Getting back to California was...complicated. Car keys were shipped overnight, flights were delayed, it was a mess. After retrieving keys, heading back to the airport, grabbing the car, and getting a few hours of work in, I decided to regain my sanity via a bit of a detour. To say I took the scenic route back to the Central Valley would be an understatement - I actually veered hours out of the way.
I've wanted to do a run at Mt. Tam (full name: Mt. Tamalpais) for a while. Since I had yet to do any substantial hill work, a 7 mile loop (with a 1,600' elevation gain) seemed like a great idea at the time. (Plus, the drive in to the trailhead involved winding roads and gorgeous views, like the shot above that overlooks Stinson Beach.)

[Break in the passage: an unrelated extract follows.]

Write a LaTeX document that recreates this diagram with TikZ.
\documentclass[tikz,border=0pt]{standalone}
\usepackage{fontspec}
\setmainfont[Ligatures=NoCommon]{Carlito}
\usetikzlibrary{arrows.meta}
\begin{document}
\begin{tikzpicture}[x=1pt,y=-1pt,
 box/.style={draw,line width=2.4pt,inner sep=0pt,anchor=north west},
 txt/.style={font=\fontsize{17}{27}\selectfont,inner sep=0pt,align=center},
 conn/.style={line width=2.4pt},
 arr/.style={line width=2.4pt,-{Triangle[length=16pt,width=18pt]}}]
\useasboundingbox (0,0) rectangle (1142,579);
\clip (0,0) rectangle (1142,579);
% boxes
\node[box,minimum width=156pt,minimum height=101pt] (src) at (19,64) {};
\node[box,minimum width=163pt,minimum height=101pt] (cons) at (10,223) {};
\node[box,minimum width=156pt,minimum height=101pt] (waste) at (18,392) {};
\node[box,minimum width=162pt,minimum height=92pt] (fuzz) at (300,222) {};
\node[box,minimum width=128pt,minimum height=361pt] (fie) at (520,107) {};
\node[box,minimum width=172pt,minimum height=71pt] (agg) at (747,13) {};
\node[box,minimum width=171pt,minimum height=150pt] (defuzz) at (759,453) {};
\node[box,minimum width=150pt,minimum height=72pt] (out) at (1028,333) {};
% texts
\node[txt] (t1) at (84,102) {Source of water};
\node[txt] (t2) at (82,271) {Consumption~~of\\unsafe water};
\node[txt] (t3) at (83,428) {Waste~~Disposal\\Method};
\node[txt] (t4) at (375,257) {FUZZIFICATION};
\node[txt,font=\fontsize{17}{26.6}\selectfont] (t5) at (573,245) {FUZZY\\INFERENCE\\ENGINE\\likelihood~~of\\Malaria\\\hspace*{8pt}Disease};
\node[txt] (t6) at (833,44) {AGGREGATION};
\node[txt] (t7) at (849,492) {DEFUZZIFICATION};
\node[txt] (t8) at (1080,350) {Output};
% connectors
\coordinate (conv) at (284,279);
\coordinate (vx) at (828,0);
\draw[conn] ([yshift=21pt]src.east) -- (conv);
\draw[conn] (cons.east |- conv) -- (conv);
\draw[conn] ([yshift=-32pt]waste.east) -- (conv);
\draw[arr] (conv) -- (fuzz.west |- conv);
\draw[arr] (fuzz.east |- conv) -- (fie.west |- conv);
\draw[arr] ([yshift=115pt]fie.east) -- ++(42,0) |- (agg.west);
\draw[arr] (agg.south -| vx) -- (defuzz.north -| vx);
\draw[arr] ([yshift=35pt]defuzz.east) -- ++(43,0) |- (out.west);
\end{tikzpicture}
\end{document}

The drive from SF took me over the Golden Gate, through Mill Valley, and onto the winding, eucalyptus scented Highway 1. After a beautiful drive in and a quick pass through Stinson Beach (which is super cute and beachy), I ditched the truck at the park and started out on the Dipsea Trail.
The guide I used wasn't kidding when it said the elevation starts right away - but you get to pass through an awesome thicket of trees (above) before hitting stairs, then hills, and then more stairs, until hopping on the next trail section. The view below is a look back at where I'd just run, still on the Dipsea Trail potion of the loop (it also happens to be the moment I decided that, yep, this was a fantastic idea).
After the Dipsea, the loop transfers to Steep Ravine. I should have known that any trail with the word "steep" (particularly one you're attempting to run) is something to be feared. While the climb for the next few miles was brutal, the scenery was absolutely incredible. Being a weekday (and mid-day at that) I had the place to myself.
The trail is full of awesome features: multiple wooden bridges, trickling streams, tiny waterfalls, giant redwoods, tons of ferns, a 10 foot ladder to scale, and just SO much green.
Just when you think you've had enough of steps, you enter a series of switchbacks - which, despite being gorgeous, made me: 1. realize that I'm still not in marathon shape, and 2. wish I was back on the stairs. That being said, the place was absolutely incredible, and the experience of running it brought me back to Earth and the reality that I still have a lot of work (and miles) to put in before June 14.
After Steep Ravine, the trail spit me out (a sweaty, wheezing, grinning mess) at a park ranger station, where the loop crosses over the Panoramic Highway and onto the Matt Davis Trail. It was there that I saw the first of many signs warning about rattlesnakes, mountain lions, and that perhaps venturing on the trail alone was ill advised.
For the remaining miles in the woods, I was pretty certain a mountain lion was stalking me down. I forgot headphones so I improvised, singing a song about how I might have been unprepared and running alone, but was too young to die by giant cat. It had a hook, key changes and everything. Things were getting kinda weird.
The downhill descent had begun, and the sections of shady forest were interspersed with golden California hills and killer views of the coast. The final miles of the loop were a mix of grassy hillside views and wooden steps through the final stretch of woods. Then somewhat suddenly, you're back on the street in Stinson Beach.
I loved the whole experience, and hope to build up my endurance enough to be able to attempt a longer loop, which apparently has awesome views of San Francisco from the summit of Mt. Tam.
I passed on getting lunch in town, in favor of trying to beat rush hour traffic (spoiler alert: I failed miserably). If I had this day to do again, I would sit for a bit more along the ocean and stop in at one of Stinson Beach's outdoor food spots for a bite.
There were incredible views on the run, and the scenery on the drive back didn't disappoint either. The photo below is just a few miles from the trailhead, heading back on Highway 1.
Interested in trying out the trail?
The Mt. Tam State Park and Watershed page of Trailstompers.com has info on the area in general; scroll down to "Favorite Run #1" for step by step instructions on this entire loop. I found the directions to be really helpful, and would recommend taking a screenshot of the instructions on your phone, as you might lose service in some spots. Happy trails!